- _THE EXERCISE_
In the entries below, how many lines hold the string "this"? Give only the number.

- _THE RECORDS_
+-------+

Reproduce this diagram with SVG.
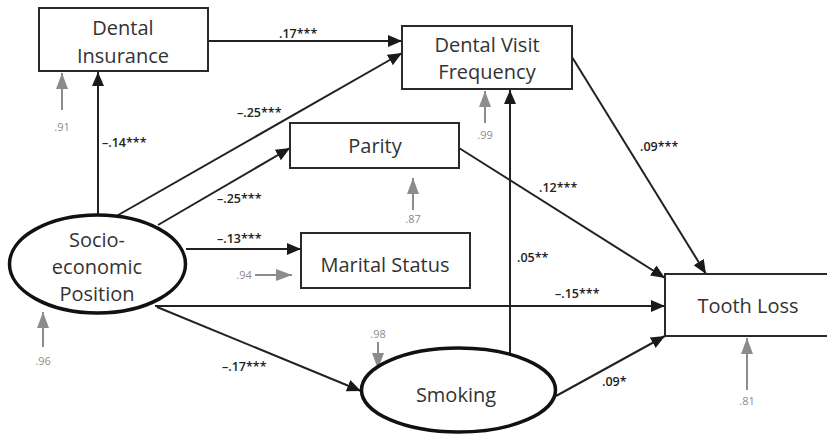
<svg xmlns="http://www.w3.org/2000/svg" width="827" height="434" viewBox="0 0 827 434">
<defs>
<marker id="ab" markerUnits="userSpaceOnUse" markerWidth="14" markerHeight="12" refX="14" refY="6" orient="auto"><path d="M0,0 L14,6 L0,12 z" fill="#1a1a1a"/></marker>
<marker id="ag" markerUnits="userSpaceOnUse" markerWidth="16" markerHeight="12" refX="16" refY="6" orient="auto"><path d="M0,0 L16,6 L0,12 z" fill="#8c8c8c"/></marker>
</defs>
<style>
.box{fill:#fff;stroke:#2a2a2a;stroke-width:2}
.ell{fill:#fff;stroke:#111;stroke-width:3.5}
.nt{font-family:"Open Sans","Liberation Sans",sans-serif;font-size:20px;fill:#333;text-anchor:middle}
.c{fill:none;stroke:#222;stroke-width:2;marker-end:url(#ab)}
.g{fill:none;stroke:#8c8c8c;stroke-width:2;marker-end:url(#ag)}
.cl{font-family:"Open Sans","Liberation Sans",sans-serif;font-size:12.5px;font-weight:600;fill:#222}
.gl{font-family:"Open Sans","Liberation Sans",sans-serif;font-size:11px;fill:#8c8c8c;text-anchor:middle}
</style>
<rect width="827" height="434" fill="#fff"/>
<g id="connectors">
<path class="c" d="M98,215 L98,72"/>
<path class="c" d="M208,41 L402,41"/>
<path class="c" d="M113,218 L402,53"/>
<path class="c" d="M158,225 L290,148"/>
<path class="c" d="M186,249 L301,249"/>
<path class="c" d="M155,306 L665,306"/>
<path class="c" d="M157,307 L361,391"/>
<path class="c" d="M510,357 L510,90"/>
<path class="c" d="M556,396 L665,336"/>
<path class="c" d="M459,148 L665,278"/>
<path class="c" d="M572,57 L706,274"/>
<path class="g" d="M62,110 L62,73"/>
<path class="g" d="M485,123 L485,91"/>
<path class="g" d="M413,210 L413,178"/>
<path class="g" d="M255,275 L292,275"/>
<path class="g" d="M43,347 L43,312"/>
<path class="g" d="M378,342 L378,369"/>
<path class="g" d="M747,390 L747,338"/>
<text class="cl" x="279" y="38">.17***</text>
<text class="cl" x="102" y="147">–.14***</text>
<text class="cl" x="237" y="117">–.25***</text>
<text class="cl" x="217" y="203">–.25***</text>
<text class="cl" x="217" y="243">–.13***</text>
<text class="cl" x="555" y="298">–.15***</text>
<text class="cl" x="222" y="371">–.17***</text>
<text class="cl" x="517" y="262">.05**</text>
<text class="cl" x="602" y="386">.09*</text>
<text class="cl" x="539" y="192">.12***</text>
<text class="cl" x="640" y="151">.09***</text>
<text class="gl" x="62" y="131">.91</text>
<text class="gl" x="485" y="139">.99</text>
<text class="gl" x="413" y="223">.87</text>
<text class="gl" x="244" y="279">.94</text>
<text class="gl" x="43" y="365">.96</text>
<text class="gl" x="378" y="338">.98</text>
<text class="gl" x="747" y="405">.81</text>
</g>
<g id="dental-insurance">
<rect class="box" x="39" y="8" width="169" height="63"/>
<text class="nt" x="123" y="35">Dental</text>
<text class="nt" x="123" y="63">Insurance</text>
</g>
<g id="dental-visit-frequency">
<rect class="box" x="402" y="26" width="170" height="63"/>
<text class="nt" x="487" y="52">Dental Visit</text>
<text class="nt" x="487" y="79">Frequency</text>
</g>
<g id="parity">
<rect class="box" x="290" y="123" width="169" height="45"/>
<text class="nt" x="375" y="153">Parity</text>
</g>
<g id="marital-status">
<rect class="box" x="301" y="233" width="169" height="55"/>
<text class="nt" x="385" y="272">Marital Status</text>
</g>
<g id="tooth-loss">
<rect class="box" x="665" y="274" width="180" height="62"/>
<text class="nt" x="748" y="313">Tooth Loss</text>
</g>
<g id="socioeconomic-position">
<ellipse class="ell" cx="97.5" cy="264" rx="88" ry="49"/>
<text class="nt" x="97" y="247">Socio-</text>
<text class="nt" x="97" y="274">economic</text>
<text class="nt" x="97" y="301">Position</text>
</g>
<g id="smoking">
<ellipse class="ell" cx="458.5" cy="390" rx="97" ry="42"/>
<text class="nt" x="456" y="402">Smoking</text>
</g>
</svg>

+-------+

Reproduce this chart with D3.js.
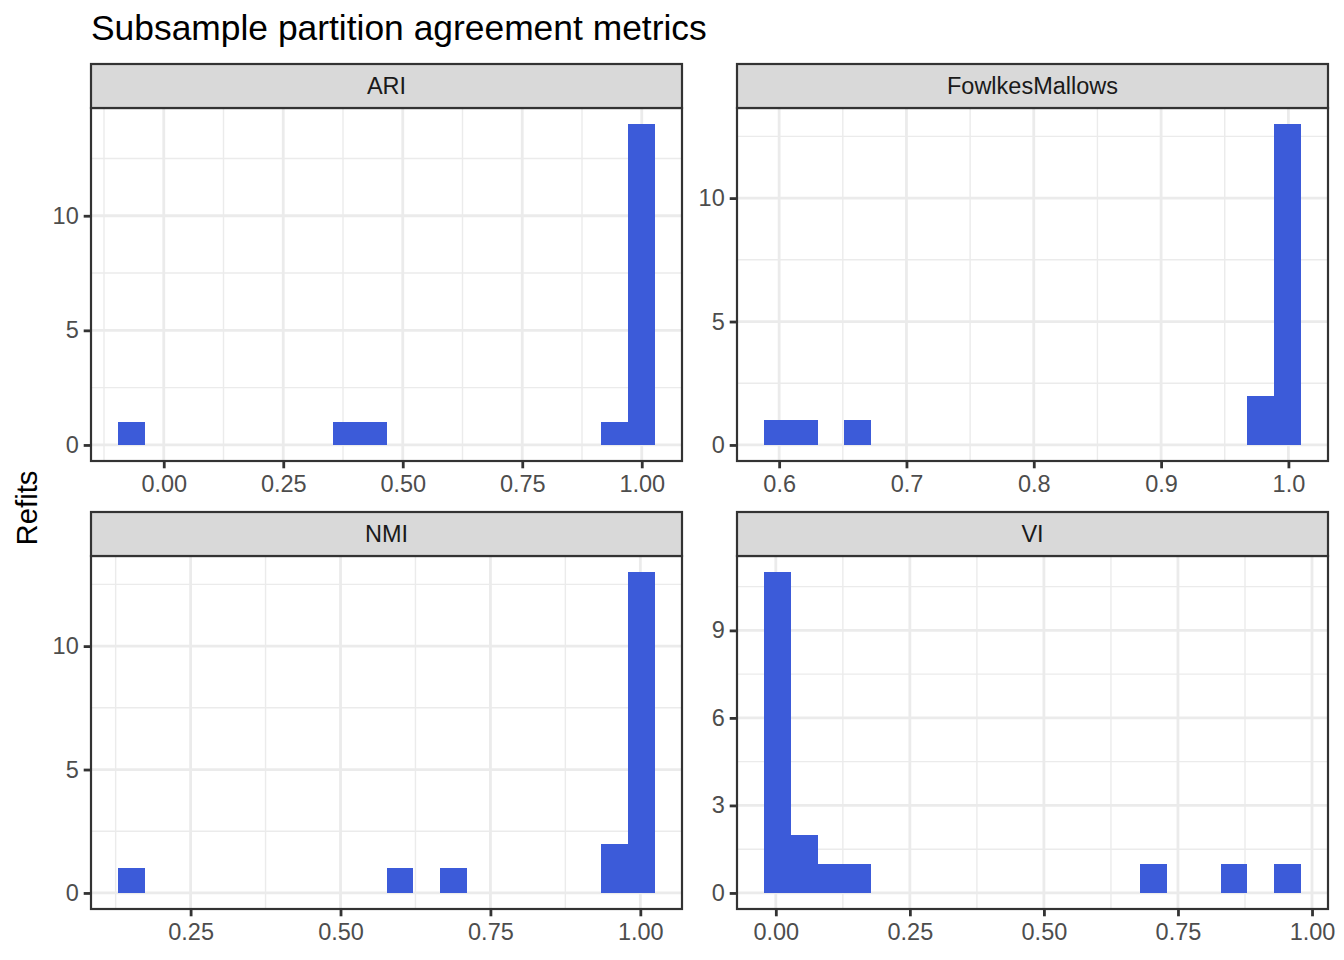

+-------+

- _CORRECT ANSWER_
2